Spain's government announced Friday higher electricity bills and cuts in public aid to plug a huge deficit built up by state subsidies aimed at keeping prices in check.
"This is the definitive reform to resolve our country's electricity sector problems," Deputy Prime Minister Soraya Saenz de Santamaria told a news conference after ministers met to approve the change.
"With this major structural reform, the aim is to correct a key imbalance in the economy," she said.
Spain's electricity sector has built up a deficit of 26 billion euros ($34 billion) since 2005, the difference between production costs and the tariffs, some of which are government controlled.
Each year, the hole grows by another four billion euros.
Prime Minister Mariano Rajoy's conservative government decided to share the costs of the reform.

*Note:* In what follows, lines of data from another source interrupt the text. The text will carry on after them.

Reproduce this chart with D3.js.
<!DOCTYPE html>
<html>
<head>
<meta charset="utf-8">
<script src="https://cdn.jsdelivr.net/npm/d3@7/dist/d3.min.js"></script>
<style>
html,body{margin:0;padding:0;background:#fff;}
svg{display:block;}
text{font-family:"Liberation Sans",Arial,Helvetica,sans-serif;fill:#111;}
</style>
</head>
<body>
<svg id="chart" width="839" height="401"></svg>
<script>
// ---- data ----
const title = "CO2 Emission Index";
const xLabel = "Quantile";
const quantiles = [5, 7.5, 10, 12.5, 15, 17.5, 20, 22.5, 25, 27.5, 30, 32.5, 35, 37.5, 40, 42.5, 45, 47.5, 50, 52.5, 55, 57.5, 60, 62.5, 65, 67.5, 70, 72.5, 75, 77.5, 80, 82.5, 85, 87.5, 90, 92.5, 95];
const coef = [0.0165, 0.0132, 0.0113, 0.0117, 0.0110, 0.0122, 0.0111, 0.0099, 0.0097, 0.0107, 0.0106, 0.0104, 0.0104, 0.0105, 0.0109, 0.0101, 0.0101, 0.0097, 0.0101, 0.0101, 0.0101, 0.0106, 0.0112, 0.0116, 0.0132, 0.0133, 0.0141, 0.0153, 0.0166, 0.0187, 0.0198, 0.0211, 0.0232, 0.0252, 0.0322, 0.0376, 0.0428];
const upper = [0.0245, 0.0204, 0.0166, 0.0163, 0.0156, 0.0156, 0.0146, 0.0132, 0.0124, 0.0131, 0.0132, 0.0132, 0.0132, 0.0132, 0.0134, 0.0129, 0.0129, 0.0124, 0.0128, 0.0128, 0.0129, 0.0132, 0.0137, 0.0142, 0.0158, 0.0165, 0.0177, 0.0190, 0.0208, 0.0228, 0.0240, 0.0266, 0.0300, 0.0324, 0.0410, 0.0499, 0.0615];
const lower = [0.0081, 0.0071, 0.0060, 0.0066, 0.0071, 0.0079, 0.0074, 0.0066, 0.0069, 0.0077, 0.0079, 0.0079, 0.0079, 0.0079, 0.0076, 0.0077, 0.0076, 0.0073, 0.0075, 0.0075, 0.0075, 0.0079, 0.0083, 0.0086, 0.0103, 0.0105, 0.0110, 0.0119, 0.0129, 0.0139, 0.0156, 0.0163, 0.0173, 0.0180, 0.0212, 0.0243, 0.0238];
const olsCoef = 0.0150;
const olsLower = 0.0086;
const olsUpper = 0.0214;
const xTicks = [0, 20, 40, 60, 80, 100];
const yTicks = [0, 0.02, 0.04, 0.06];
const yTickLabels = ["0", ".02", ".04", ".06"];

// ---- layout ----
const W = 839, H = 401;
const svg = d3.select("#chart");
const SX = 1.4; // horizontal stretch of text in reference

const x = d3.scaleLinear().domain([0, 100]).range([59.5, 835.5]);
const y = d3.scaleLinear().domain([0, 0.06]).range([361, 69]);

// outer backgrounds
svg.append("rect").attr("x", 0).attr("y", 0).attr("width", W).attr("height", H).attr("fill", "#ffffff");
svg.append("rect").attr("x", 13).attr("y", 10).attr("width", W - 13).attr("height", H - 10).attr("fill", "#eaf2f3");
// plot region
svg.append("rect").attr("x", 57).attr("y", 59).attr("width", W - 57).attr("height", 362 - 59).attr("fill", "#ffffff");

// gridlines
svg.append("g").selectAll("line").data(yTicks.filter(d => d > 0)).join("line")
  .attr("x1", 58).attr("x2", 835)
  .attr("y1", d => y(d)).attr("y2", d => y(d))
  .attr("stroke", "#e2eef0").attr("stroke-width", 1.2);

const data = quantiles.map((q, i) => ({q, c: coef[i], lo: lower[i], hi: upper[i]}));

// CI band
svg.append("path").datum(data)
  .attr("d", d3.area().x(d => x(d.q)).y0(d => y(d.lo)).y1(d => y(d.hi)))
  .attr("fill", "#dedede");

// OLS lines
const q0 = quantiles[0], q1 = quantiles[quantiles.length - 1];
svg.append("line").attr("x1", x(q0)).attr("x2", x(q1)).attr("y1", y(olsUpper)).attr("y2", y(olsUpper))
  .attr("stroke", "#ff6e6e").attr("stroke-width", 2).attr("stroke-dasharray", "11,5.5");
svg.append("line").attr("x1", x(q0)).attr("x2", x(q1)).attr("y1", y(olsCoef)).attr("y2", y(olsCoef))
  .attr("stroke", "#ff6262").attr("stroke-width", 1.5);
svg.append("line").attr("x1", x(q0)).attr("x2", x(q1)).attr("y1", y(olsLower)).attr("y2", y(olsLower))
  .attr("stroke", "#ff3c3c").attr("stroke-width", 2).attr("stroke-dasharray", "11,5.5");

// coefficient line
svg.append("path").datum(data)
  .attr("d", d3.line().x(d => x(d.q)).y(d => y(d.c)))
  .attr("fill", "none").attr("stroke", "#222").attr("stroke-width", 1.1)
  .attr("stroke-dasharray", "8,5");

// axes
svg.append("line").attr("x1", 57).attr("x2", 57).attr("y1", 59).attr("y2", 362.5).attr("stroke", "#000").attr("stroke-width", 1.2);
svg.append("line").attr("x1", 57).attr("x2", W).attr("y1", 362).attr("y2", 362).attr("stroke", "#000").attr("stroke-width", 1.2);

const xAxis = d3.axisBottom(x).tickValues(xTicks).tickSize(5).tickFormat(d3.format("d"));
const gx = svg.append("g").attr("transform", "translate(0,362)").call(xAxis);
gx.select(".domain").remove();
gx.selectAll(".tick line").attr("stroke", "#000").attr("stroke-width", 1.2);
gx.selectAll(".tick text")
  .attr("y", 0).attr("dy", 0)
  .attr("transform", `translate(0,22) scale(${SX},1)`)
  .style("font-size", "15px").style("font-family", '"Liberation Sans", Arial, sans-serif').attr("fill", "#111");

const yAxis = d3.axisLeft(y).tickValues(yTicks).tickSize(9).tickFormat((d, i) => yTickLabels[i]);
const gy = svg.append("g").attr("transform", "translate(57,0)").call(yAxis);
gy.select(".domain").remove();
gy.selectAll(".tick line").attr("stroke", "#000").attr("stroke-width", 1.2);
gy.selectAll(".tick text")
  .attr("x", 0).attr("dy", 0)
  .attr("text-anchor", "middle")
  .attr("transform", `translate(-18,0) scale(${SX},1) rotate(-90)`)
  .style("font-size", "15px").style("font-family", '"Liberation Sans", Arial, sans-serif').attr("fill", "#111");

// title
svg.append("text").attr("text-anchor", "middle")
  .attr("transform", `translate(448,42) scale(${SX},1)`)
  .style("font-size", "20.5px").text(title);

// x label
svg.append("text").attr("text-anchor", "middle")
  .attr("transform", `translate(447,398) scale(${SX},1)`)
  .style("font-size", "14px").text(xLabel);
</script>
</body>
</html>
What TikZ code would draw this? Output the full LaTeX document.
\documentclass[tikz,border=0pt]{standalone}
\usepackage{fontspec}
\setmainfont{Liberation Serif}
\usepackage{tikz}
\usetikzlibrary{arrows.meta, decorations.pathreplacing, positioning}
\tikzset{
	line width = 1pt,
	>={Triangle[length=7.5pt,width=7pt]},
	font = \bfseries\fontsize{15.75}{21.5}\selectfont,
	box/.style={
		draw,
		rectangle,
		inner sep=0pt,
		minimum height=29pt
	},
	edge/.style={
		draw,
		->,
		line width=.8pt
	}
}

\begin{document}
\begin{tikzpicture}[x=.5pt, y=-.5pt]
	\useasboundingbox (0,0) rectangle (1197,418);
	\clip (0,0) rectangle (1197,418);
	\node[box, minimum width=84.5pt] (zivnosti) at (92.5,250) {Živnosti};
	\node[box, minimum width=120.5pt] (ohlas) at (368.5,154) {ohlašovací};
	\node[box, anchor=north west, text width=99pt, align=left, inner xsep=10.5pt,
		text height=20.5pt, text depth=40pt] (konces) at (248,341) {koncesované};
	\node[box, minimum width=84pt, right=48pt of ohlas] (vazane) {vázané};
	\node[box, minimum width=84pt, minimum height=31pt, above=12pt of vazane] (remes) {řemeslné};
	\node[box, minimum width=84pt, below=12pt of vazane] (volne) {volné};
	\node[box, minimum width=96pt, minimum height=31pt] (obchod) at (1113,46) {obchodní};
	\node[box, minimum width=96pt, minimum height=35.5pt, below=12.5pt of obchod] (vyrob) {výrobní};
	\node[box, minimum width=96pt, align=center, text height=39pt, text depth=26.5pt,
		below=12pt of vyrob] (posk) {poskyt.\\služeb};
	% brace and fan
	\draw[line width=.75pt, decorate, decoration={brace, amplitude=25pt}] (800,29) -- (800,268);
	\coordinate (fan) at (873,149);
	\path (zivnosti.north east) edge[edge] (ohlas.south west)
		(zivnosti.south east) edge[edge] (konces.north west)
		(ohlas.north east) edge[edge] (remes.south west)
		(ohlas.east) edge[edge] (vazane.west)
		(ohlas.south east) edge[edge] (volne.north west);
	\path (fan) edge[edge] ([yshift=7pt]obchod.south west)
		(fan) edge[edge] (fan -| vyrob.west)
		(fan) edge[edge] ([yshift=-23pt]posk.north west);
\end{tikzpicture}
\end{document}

It cut subsidies to energy companies and networks by 2.7 billion euros a year while pushing up consumers' bills by 900 million euros and contributing another 900 million euros from the state treasury.
"If we had done nothing, the two other alternatives in terms of energy were the collapse of the system or increasing the price for consumers by more than 40 percent," said Industry Minister Jose Manuel Soria.
Electricity bills should go up by 3.2 percent in the next weeks, the minister said, unwelcome news for Spaniards suffering from a recession with an unemployment rate of more than 27 percent.